Return each line containing "this".

****************

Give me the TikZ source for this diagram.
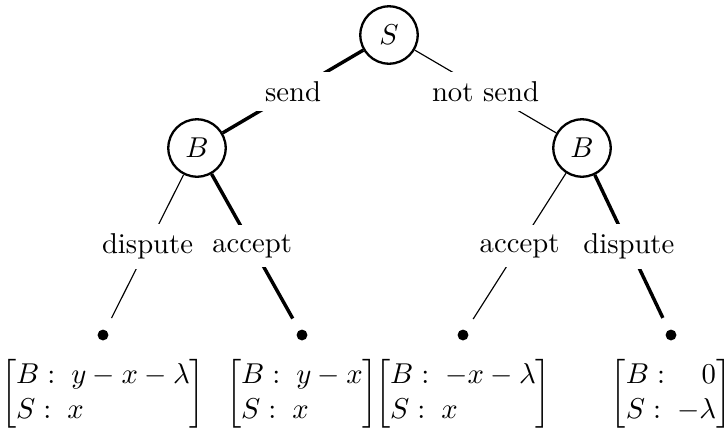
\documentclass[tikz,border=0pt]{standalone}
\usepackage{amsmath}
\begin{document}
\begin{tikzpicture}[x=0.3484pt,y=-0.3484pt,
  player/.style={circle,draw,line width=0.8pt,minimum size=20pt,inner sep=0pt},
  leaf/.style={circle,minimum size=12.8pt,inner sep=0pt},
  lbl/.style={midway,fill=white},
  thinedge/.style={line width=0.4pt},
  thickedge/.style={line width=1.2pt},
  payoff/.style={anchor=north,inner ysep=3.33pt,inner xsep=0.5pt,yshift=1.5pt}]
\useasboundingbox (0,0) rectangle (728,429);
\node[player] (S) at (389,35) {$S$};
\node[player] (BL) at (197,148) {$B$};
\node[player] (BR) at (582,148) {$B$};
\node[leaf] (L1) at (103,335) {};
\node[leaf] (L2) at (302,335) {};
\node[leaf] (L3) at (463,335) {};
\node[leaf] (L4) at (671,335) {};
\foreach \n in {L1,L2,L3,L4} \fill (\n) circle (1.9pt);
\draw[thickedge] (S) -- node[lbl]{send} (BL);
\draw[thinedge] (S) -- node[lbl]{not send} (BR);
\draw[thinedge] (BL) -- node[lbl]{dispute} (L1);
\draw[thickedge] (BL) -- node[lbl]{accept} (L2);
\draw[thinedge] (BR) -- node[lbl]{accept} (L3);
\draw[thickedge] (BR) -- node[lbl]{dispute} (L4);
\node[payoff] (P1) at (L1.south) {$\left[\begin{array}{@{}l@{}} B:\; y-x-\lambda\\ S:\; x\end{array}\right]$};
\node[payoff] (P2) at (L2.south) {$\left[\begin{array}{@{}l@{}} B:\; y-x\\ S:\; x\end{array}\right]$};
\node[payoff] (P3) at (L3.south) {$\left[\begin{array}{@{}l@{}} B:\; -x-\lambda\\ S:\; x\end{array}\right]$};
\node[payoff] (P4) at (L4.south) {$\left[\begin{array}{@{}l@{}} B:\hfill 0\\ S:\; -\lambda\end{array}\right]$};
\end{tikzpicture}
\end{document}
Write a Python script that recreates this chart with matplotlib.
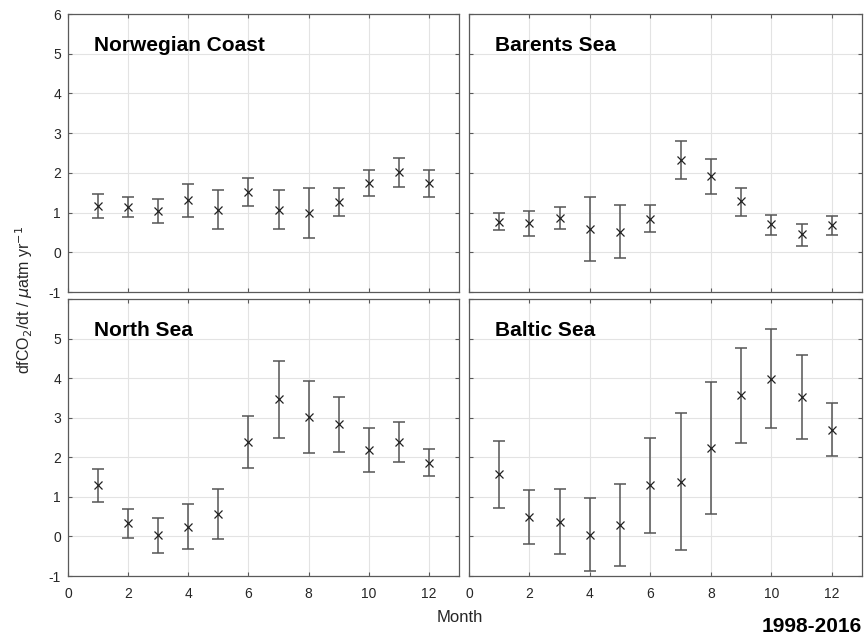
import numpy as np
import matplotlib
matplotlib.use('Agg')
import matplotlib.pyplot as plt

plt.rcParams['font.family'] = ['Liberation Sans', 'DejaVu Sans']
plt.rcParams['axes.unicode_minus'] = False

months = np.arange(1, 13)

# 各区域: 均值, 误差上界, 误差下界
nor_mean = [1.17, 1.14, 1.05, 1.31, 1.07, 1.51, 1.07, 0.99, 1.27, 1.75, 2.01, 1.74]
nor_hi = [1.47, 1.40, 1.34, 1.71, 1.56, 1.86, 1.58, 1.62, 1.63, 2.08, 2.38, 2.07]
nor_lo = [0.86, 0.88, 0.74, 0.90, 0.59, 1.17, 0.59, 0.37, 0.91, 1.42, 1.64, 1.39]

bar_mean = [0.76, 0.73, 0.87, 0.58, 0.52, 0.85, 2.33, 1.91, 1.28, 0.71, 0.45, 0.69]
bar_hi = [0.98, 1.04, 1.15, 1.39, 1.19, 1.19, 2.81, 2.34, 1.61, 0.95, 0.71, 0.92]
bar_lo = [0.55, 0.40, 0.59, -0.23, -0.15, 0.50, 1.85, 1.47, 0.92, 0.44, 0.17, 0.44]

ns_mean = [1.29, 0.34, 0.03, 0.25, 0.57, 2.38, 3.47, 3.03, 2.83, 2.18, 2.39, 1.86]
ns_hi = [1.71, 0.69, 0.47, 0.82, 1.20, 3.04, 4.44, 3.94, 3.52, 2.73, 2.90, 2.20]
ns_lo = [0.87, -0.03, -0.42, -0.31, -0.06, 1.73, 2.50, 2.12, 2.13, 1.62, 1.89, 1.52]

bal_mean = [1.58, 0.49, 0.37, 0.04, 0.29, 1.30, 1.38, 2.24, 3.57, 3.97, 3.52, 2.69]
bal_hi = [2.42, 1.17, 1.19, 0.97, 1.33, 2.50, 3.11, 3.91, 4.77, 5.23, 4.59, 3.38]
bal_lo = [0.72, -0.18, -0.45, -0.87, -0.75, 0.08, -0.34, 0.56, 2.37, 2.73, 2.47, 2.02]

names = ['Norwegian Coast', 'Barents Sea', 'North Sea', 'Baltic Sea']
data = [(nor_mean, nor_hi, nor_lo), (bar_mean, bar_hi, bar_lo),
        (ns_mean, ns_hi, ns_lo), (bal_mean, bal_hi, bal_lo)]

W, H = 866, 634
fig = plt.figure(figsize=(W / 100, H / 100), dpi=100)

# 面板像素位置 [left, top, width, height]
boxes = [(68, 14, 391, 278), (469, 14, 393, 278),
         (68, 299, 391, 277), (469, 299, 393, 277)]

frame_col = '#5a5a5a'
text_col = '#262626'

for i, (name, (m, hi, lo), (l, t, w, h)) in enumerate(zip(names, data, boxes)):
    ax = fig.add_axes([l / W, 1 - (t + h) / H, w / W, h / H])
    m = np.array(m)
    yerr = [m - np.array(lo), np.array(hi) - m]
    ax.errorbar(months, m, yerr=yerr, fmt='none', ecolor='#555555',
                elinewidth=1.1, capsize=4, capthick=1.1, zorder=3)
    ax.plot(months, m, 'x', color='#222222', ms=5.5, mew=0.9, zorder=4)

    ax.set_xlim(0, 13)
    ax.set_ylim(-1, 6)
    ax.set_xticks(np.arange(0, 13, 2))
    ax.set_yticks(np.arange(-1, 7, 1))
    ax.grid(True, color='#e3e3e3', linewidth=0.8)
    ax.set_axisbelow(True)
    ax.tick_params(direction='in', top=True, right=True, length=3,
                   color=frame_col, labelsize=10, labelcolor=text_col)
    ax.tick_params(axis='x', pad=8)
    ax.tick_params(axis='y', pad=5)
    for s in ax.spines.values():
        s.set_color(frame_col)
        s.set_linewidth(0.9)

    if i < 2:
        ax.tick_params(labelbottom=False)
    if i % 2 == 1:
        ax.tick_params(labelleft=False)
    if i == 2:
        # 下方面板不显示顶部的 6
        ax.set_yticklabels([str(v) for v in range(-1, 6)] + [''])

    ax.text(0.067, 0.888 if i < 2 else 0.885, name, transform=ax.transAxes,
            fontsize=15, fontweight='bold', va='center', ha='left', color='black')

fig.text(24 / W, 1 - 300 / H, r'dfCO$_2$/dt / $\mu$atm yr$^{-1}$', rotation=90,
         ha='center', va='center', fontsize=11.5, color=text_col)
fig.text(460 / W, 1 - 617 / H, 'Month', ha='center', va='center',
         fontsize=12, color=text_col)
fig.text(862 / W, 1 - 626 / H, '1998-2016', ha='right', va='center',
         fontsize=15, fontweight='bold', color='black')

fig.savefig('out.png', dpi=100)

****************

◆ Exercise output:
Give me the TikZ source for this diagram.
Write a Python script that recreates this chart with matplotlib.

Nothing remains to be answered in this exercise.